Cantarell Field, as it turns out, is a real freak of geology. The porosity – or holes in the rock where the oil is located – is believed to be the result of a rubble pile from an asteroid strike which took place some 65 million years ago! And not just any asteroid strike: The asteroid which caused what has become known as the Chicxulub Crater, on the Yucatan Peninsula, is thought to have been 6 miles in diameter, and many scientists attribute this particular asteroid strike as being the “extinction event” that took out the dinosaurs!
Cantarell was put on production in 1979. Production was 1.16 million barrels per day (1.16 MMBO/D) in 1981, and in 1995 production was still 1 MMBO/D.

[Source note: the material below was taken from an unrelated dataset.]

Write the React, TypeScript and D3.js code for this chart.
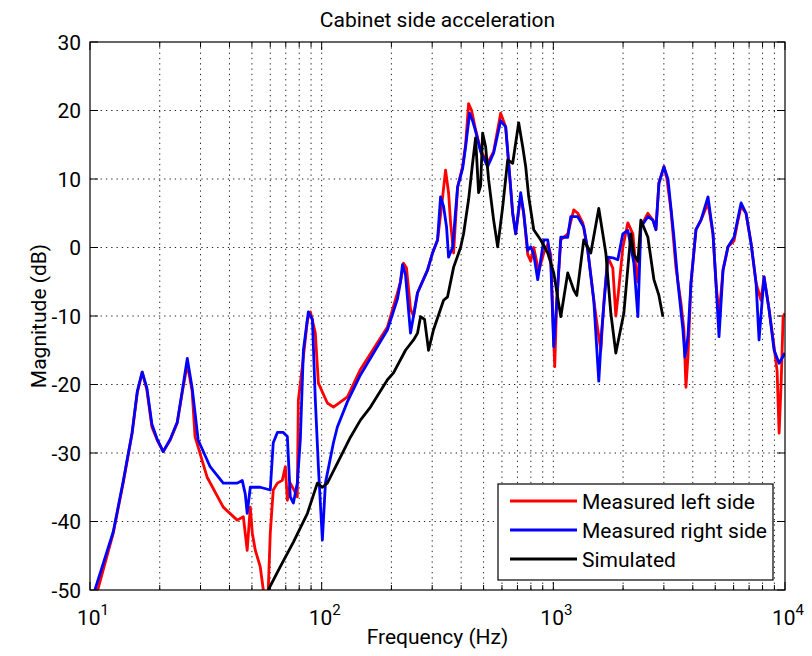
import React from "react";
import * as d3 from "d3";

const freqLeft = [10.8,12.6,13.9,15.2,16.0,16.8,17.6,18.5,19.5,20.7,22.2,23.8,25.0,26.3,27.6,28.4,32.0,37.6,43.2,45.9,47.7,49.2,50.2,51.7,54.3,56.0,56.5,58.3,58.8,60.0,61.8,64.4,67.6,69.7,71.1,73.2,76.2,78.5,79.3,82.5,86.8,89.4,93.9,96.8,105.8,112.4,129.2,147,192.3,212.5,218.9,225.6,232.4,241.8,249.2,259.3,286.4,301,316.4,329.3,342.6,353,360.1,371,386.1,405.8,418.1,430.7,443.8,461.8,485.4,520.4,552.5,592.5,622.7,641.6,667.6,687.8,723,744.9,775.1,798.7,823,864.9,909.1,946.1,974.5,994.1,1014,1034,1077,1154,1225,1275,1340,1408,1495,1556,1603,1652,1719,1806,1861,1917,1995,2097,2205,2271,2317,2387,2559,2691,2772,2856,3002,3093,3218,3382,3555,3662,3736,3811,3927,4128,4338,4651,4889,5037,5190,5401,5675,6026,6270,6461,6789,7138,7502,7882,8120,8539,8974,9245,9431,9620,9813,10000];
const dbLeft = [-50,-41.7,-34.4,-27.1,-21.2,-18.2,-20.8,-26.2,-28.1,-29.8,-28.1,-25.6,-21.2,-17,-21,-27.6,-33.5,-37.9,-39.8,-39.3,-44.2,-37.9,-41.7,-44.2,-46.6,-50,-52,-52,-50,-41.7,-35.4,-34.4,-34,-32,-36.9,-34.4,-35.5,-36.4,-22.3,-17.4,-10.6,-9.4,-12.5,-19.8,-22.7,-23.3,-21.8,-17.8,-11.6,-6.6,-5,-2.3,-3,-9,-10,-6.6,-3.3,-0.8,1.1,6,11.3,8,3.6,-0.8,8.8,11.8,15,21,20,17.2,14.2,12.3,14,19.6,17.6,12.3,5,2,7.5,5,-1,-2,0,-3.5,-0.8,0.5,-1,-9.6,-17.4,-8,1.1,2,5.5,5,3.6,-0.4,-7.7,-12,-15,-8,-1.4,-3,-10,-6,0,3.6,2,-3,-5,3,5,4,2.6,9.4,11.8,10,5.5,-2.9,-8.1,-12,-20.4,-16,-5.2,2.6,4,6.5,2,-5.2,-10,-3.3,0.1,1,4,6,5,0.6,-5.2,-7.7,-4.3,-9.1,-14.5,-18,-27.1,-20,-10.1,-9.6];

const freqRight = [10.5,12.6,13.9,15.2,16.0,16.8,17.6,18.5,19.5,20.7,22.2,23.8,25.0,26.3,27.6,29.3,33.0,37.6,43.2,45.4,46.8,47.7,49.2,54.3,60.0,61.8,64.4,68.3,71.1,73.2,75.5,78.5,80.9,83.4,87.6,91.2,93.9,96.8,100.7,103.8,112.4,116.9,129.2,147,192.3,212.5,218.9,223.3,230.1,241.8,249.2,259.3,286.4,301,316.4,326,335.9,346,353,367.4,386.1,405.8,418.1,435.1,448.2,461.8,485.4,520.4,552.5,592.5,622.7,641.6,667.6,687.8,723,744.9,775.1,798.7,823,856.4,909.1,946.1,974.5,1004,1034,1077,1154,1189,1275,1353,1408,1495,1571,1619,1719,1806,1898,1995,2097,2227,2317,2387,2559,2691,2772,2856,3002,3124,3316,3451,3626,3699,3811,3927,4128,4338,4651,4889,5037,5190,5401,5675,6026,6461,6789,7138,7502,7727,8120,8539,8974,9431,10000];
const dbRight = [-50,-41.5,-34.2,-27,-21,-18.2,-20.5,-25.8,-28,-29.8,-28,-25.5,-21,-16.2,-20.5,-28.1,-32,-34.4,-34.4,-34,-36,-38.8,-35,-35,-35.4,-28.5,-27,-27,-27.6,-36.4,-37.3,-34.4,-28,-15,-9.4,-10.5,-22.3,-32,-42.7,-34.4,-28.5,-26.2,-22.5,-18.6,-12,-7.5,-5,-2.5,-4,-12.5,-10,-6.6,-3.3,-0.8,1.1,7.4,6,3,-1.4,0,8.8,11.5,14.7,19.6,18.5,17,14,11.8,13.8,18.5,17.6,12.3,5,2,8,5,-0.4,0.1,-1,-4.7,1.1,1.1,-2,-14.5,-8,1.5,1.5,4.5,4.5,3,-0.4,-7.7,-19.5,-12,-1.4,-1.5,-1.8,2,2.5,-2.3,-10.1,3,4.5,4,2.6,9.4,11.8,10,1.5,-5.2,-12,-16,-13,-5.2,2.6,4,7.4,2,-5.2,-13,-3.3,0.1,1.5,6.5,5,0.6,-5.2,-13.5,-4.3,-9.1,-15,-16.9,-15.4];

const freqSim = [58.8,66.3,75.5,86.8,95.8,100.7,105.8,120.5,133.1,147,162.4,192.3,204.2,230.1,249.2,259.3,267.2,278,289.3,304,335.9,349.5,371,397.8,409.8,430.7,448.2,461.8,475.8,485.4,495.2,510.2,525.6,552.5,575,604.4,635.3,667.6,708.7,737.5,759.9,783,823,882.3,946.1,1004,1077,1154,1225,1262,1353,1451,1571,1685,1771,1861,2015,2161,2227,2317,2387,2559,2718,2856,2972];
const dbSim = [-50,-46.6,-43,-38.8,-34.4,-35,-34.4,-30.6,-27.7,-25.2,-23.3,-19.3,-18.3,-15,-13.5,-12.5,-10.1,-10.5,-15,-12,-7.7,-7.2,-2.9,0,2,7,12.3,16,8,9,16.7,14.7,9.9,4,0.1,5.9,12.8,12.3,18.2,14.7,11.8,7.4,2.6,1.1,-0.8,-3.7,-10.1,-3.7,-6.2,-7,1.1,-0.8,5.7,-0.8,-9.6,-15.4,-9.6,2,-1,-2,4,1.5,-4.7,-7,-10.1];

const yTicks = [-50, -40, -30, -20, -10, 0, 10, 20, 30];
const xMajor = [10, 100, 1000, 10000];
const xExponents = ["1", "2", "3", "4"];
const seriesNames = ["Measured left side", "Measured right side", "Simulated"];
const seriesColors = ["#ff0000", "#0000ff", "#000000"];

const W = 812, H = 656;
const L = 90, R = 785, T = 42, B = 590;
const FONT = "Roboto, 'Liberation Sans', Arial, sans-serif";

export default function App() {
  const x = d3.scaleLog().domain([10, 10000]).range([L, R]);
  const y = d3.scaleLinear().domain([-50, 30]).range([B, T]);

  const minor: number[] = [];
  for (let dec = 10; dec < 10000; dec *= 10) {
    for (let m = 2; m <= 9; m++) minor.push(dec * m);
  }

  const mk = (fs: number[], ds: number[]) =>
    d3.line<number>().x((_, i) => x(fs[i])).y((d) => y(d))(ds) || "";

  const series = [
    { f: freqLeft, d: dbLeft },
    { f: freqRight, d: dbRight },
    { f: freqSim, d: dbSim },
  ];

  const dash = "1.3,4";
  const legX = 498, legY = 484, legW = 275, legH = 96;
  const rowY = [501, 530, 559];

  return (
    <svg width={W} height={H} style={{ position: "absolute", left: 0, top: 0, background: "#fff" }} fontFamily={FONT}>
      <rect x={0} y={0} width={W} height={H} fill="#fff" />
      <defs>
        <clipPath id="plotclip">
          <rect x={L} y={T} width={R - L} height={B - T} />
        </clipPath>
      </defs>
      {/* grid */}
      <g stroke="#222" strokeWidth={1} strokeDasharray={dash}>
        {[...minor, ...xMajor.slice(1, 3)].map((v, i) => (
          <line key={"gx" + i} x1={x(v)} x2={x(v)} y1={T} y2={B} />
        ))}
        {yTicks.slice(1, -1).map((v, i) => (
          <line key={"gy" + i} x1={L} x2={R} y1={y(v)} y2={y(v)} />
        ))}
      </g>
      {/* ticks */}
      <g stroke="#000" strokeWidth={1}>
        {minor.map((v, i) => (
          <g key={"mt" + i}>
            <line x1={x(v)} x2={x(v)} y1={B} y2={B - 5} />
            <line x1={x(v)} x2={x(v)} y1={T} y2={T + 5} />
          </g>
        ))}
        {xMajor.map((v, i) => (
          <g key={"Mt" + i}>
            <line x1={x(v)} x2={x(v)} y1={B} y2={B - 8} />
            <line x1={x(v)} x2={x(v)} y1={T} y2={T + 8} />
          </g>
        ))}
        {yTicks.map((v, i) => (
          <g key={"yt" + i}>
            <line x1={L} x2={L + 8} y1={y(v)} y2={y(v)} />
            <line x1={R} x2={R - 8} y1={y(v)} y2={y(v)} />
          </g>
        ))}
      </g>
      {/* data */}
      <g clipPath="url(#plotclip)" fill="none" strokeWidth={2.8} strokeLinejoin="round">
        {series.map((s, i) => (
          <path key={"s" + i} d={mk(s.f, s.d)} stroke={seriesColors[i]} />
        ))}
      </g>
      {/* box */}
      <rect x={L} y={T} width={R - L} height={B - T} fill="none" stroke="#000" strokeWidth={1.2} />
      {/* y tick labels */}
      <g fontSize={21} textAnchor="end" fill="#000">
        {yTicks.map((v, i) => (
          <text key={"yl" + i} x={L - 9} y={y(v) + 7.5}>{v}</text>
        ))}
      </g>
      {/* x tick labels */}
      <g fontSize={21} fill="#000">
        {xMajor.map((v, i) => (
          <text key={"xl" + i} x={x(v) - 13} y={625}>
            10<tspan fontSize={15} dy={-10}>{xExponents[i]}</tspan>
          </text>
        ))}
      </g>
      {/* labels */}
      <text x={(L + R) / 2} y={27} fontSize={21} textAnchor="middle">Cabinet side acceleration</text>
      <text x={(L + R) / 2} y={644} fontSize={21} textAnchor="middle">Frequency (Hz)</text>
      <text transform={`translate(46,${(T + B) / 2}) rotate(-90)`} fontSize={21} textAnchor="middle">Magnitude (dB)</text>
      {/* legend */}
      <rect x={legX} y={legY} width={legW} height={legH} fill="#fff" stroke="#000" strokeWidth={1.2} />
      {seriesNames.map((n, i) => (
        <g key={"lg" + i}>
          <line x1={510} x2={577} y1={rowY[i]} y2={rowY[i]} stroke={seriesColors[i]} strokeWidth={2.8} />
          <text x={582} y={rowY[i] + 8} fontSize={21}>{n}</text>
        </g>
      ))}
    </svg>
  );
}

In 2000, PEMEX installed the world’s largest nitrogen injection project on Cantarell. In this process, nitrogen is stripped from air and injected into the upper parts of the reservoir in order to maintain reservoir pressure, and thus to increase or maintain production. Production increased to 1.6 MMBO/D in 2001, then to 1.9 MMBO/D in 2002, and then to 2.1 MMBO/D in 2003. By the end of 2005, however, production had returned to 1.9 MMBO/D.
In January, 2006, a PEMEX press release unveiled their conclusion that Cantarell had peaked, and would decline down to a rate between 1.5 MMBO/D and .5 MMBO/D by the end of 2008.
As of the end of 2007, Cantarell was said to be producing 1.4 MMBO/D, or down some 600,000 BO/D (or 29%) from its peak rate in 2004!
Why is this important? Well, Mexico is the 3rd largest exporter of oil to the United States. Out of about 21 MMBO/D of total consumption we import some 60%, or around 12 MMBO/D.
Mexico makes up some 1.4 MMBO/D of that 12 MMBO/D, about 10 % of our total imports.
So, if Mexico can’t supply that oil – just get it somewhere else, right? Well it appears that there is little or no “spare” capacity in oil production RATE, worldwide. So, if we need 1.4 MMBO/D from Mexico but they can’t supply it, we either have to get that oil instead of someone else, or do without [2014 comment: we’ve been doing without, the financial crash has lowered demand to 16 MMBO/D due to the high levels of unemployment and poverty].
To put the ultimate loss of 1.5 MMBO/D out of Cantarell into perspective, consider the massive tar sands in Canada. Even though these tar sand RESERVES are huge, their production RATE is limited by the QUALITY of these deposits. Namely, one has to shovel, melt or dissolve this tar out of the ground. Today’s total production RATE from these tar sands, after huge efforts and investments of billions of dollars, only totals about 1.1 MMBO/D. And, with billions more invested, by 2015 they believe the rate can be increased by an additional 1.9 MMBO/D. If there weren’t any other RATE declines going on around the world, and if demand was not increasing, then the Canadian tar sands might be able to compensate for the loss of Cantarell.
Put another way, if other declines ARE present around the world, and if there are not many provinces where the RATE is significantly increasing (such as with the Canadian tar sands), and if the increases from the tar sands can barely make up for Cantarell declines, then what significant capacity increases are available to make up for the other declines?
So, Cantarell Field is a “poster child” for Peak Oil concerns.
Mr. Payne is an “upstream oil and gas professional with over 25 years of experience. Past Chairman, Houston Chapter of the American Petroleum Institute (API). Member of American Society of Mechanical Engineers (ASME), Society of Petroleum Engineers (SPE), American Solar Energy Society (ASES).”